The ancient iguana, named Gueragama sulamericana, may have been one of the first members of the Iguania group of reptiles to live in the New World during the lower Cretaceous period.
Scientists have described the creature as a possible ‘origin of the group’ and roamed Brazil at a time when it was a desert.
Every single species of iguana comes from the US down to the tip of South America.
Yet its closest relatives, including chameleons and bearded dragons, are concentrated in the Old World – and details about how the two groups split has remained a relative mystery, until now.
Professor Michael Caldwell said: ‘The roughly 1700 species of iguanas are almost without exception restricted to the New World – primarily the Southern United States down to the tip of South America.
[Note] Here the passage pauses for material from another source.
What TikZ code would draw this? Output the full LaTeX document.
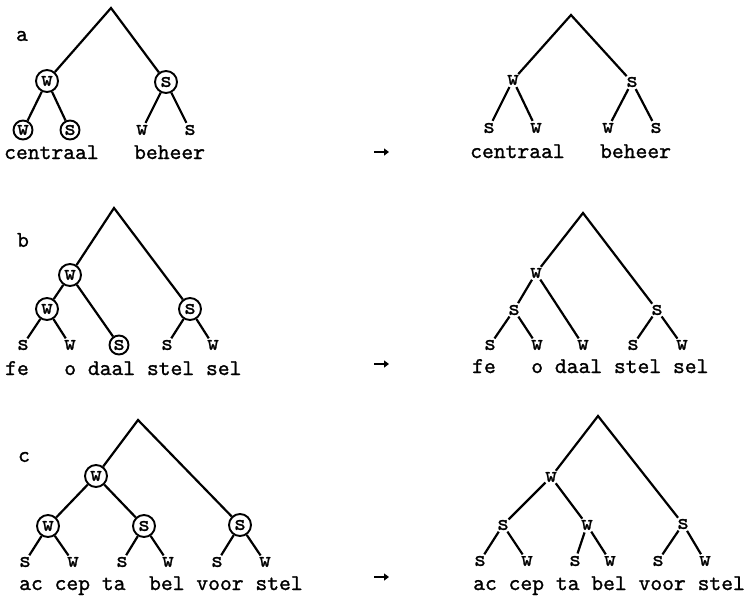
\documentclass[tikz,border=0pt]{standalone}
\usepackage{fontspec}
\usetikzlibrary{arrows.meta}
\newfontfamily\typer{lmmono10-regular.otf}[FakeBold=1.1]
\begin{document}
\begin{tikzpicture}[x=1pt,y=-1pt,
  font=\typer\fontsize{22.5}{27}\selectfont,
  ring/.style={circle,draw,line width=1.9pt,inner sep=0pt,minimum size=22pt},
  leafring/.style={ring,minimum size=19pt},
  bare/.style={circle,inner sep=0pt,minimum size=15pt},
  branch/.style={line width=2.2pt},
  words/.style={anchor=base west,inner sep=0pt},
  tag/.style={inner sep=0pt},
  becomes/.style={-{Triangle[length=5pt,width=7pt]},line width=2.2pt}]
\fill[white] (0,0) rectangle (749,595);
\useasboundingbox (0,0) rectangle (749,595);

% ---------- a: centraal beheer ----------
\node[tag] (la) at (22,36) {a};
\coordinate (aLtop) at (111,8);
\node[ring] (aLw) at (47,81) {w};
\node[ring] (aLs) at (166,82) {s};
\node[leafring] (aLww) at (23,130) {w};
\node[leafring] (aLws) at (70,130) {s};
\node[bare] (aLsw) at (142,130) {w};
\node[bare] (aLss) at (190,130) {s};
\draw[branch] (aLw) -- (aLtop) -- (aLs);
\draw[branch] (aLww) -- (aLw) -- (aLws);
\draw[branch] (aLsw) -- (aLs) -- (aLss);
\node[words] (aLtxt) at (4,159) {centraal\ \ \ beheer};

\coordinate (ar1s) at (374,152);
\coordinate (ar1e) at (389,152);
\draw[becomes] (ar1s) -- (ar1e);

\coordinate (aRtop) at (571,15);
\node[bare] (aRw) at (513,80) {w};
\node[bare] (aRs) at (632,82) {s};
\node[bare] (aRws) at (489,128) {s};
\node[bare] (aRww) at (536,128) {w};
\node[bare] (aRsw) at (608,128) {w};
\node[bare] (aRss) at (656,128) {s};
\draw[branch] (aRw) -- (aRtop) -- (aRs);
\draw[branch] (aRws) -- (aRw) -- (aRww);
\draw[branch] (aRsw) -- (aRs) -- (aRss);
\node[words] (aRtxt) at (470,158) {centraal\ \ \ beheer};

% ---------- b: fe o daal stel sel ----------
\node[tag] (lb) at (23,240) {b};
\coordinate (bLtop) at (114,208);
\node[ring] (bLw) at (70,275) {w};
\node[ring] (bLs) at (190,309) {s};
\node[ring] (bLww) at (47,309) {w};
\node[bare] (bL1) at (23,345) {s};
\node[bare] (bL2) at (70,345) {w};
\node[leafring] (bL3) at (119,345) {s};
\node[bare] (bL4) at (167,345) {s};
\node[bare] (bL5) at (213,345) {w};
\draw[branch] (bLw) -- (bLtop) -- (bLs);
\draw[branch] (bLww) -- (bLw) -- (bL3);
\draw[branch] (bL1) -- (bLww) -- (bL2);
\draw[branch] (bL4) -- (bLs) -- (bL5);
\node[words] (bLtxt) at (5,375) {fe\ \ \ o daal stel sel};

\coordinate (ar2s) at (374,364);
\coordinate (ar2e) at (389,364);
\draw[becomes] (ar2s) -- (ar2e);

\coordinate (bRtop) at (583,213);
\node[bare] (bRw) at (536,273) {w};
\node[bare] (bRws) at (514,310) {s};
\node[bare] (bRs) at (657,310) {s};
\node[bare] (bR1) at (490,345) {s};
\node[bare] (bR2) at (537,345) {w};
\node[bare] (bR3) at (583,345) {w};
\node[bare] (bR4) at (633,345) {s};
\node[bare] (bR5) at (682,345) {w};
\draw[branch] (bRw) -- (bRtop) -- (bRs);
\draw[branch] (bRws) -- (bRw) -- (bR3);
\draw[branch] (bR1) -- (bRws) -- (bR2);
\draw[branch] (bR4) -- (bRs) -- (bR5);
\node[words] (bRtxt) at (472,373) {fe\ \ \ o daal stel sel};

% ---------- c: ac cep ta bel voor stel ----------
\node[tag] (lc) at (24,457) {c};
\coordinate (cLtop) at (138,420);
\node[ring] (cLw) at (96,476) {w};
\node[ring] (cLww) at (48,526) {w};
\node[ring] (cLws) at (144,526) {s};
\node[ring] (cLs) at (240,525) {s};
\node[bare] (cL1) at (25,562) {s};
\node[bare] (cL2) at (73,562) {w};
\node[bare] (cL3) at (122,562) {s};
\node[bare] (cL4) at (168,562) {w};
\node[bare] (cL5) at (217,562) {s};
\node[bare] (cL6) at (265,562) {w};
\draw[branch] (cLw) -- (cLtop) -- (cLs);
\draw[branch] (cLww) -- (cLw) -- (cLws);
\draw[branch] (cL1) -- (cLww) -- (cL2);
\draw[branch] (cL3) -- (cLws) -- (cL4);
\draw[branch] (cL5) -- (cLs) -- (cL6);
\node[words] (cLtxt) at (19,590) {ac cep ta\ \ bel voor stel};

\coordinate (ar3s) at (374,577);
\coordinate (ar3e) at (389,577);
\draw[becomes] (ar3s) -- (ar3e);

\coordinate (cRtop) at (598,416);
\node[bare] (cRw) at (551,477) {w};
\node[bare] (cRws) at (503,525) {s};
\node[bare] (cRww) at (587,525) {w};
\node[bare] (cRs) at (683,524) {s};
\node[bare] (cR1) at (480,561) {s};
\node[bare] (cR2) at (527,561) {w};
\node[bare] (cR3) at (575,561) {s};
\node[bare] (cR4) at (610,561) {w};
\node[bare] (cR5) at (658,561) {s};
\node[bare] (cR6) at (705,561) {w};
\draw[branch] (cRw) -- (cRtop) -- (cRs);
\draw[branch] (cRws) -- (cRw) -- (cRww);
\draw[branch] (cR1) -- (cRws) -- (cR2);
\draw[branch] (cR3) -- (cRww) -- (cR4);
\draw[branch] (cR5) -- (cRs) -- (cR6);
\node[words] (cRtxt) at (473,590) {ac cep ta bel voor stel};
\end{tikzpicture}
\end{document}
‘This fossil is an 80 million year old specimen of an acrodontan in the New World.
‘It’s a missing link in the sense of the paleobiogeography and possibly the origins of the group so it’s pretty good evidence to suggest back in the lower part of the Cretaceous the southern part of Pangaea was still a kind of single continental chunk.’
The researchers, who have described the new lizard in the journal Nature Communications, found it had its teeth fused to the top of its jaws, known as acrodonta, much like lizards living in the Old World.
However, almost all iguanas living in the New World are non-acrodontans, meaning their teeth are not fused to the top of the jaws.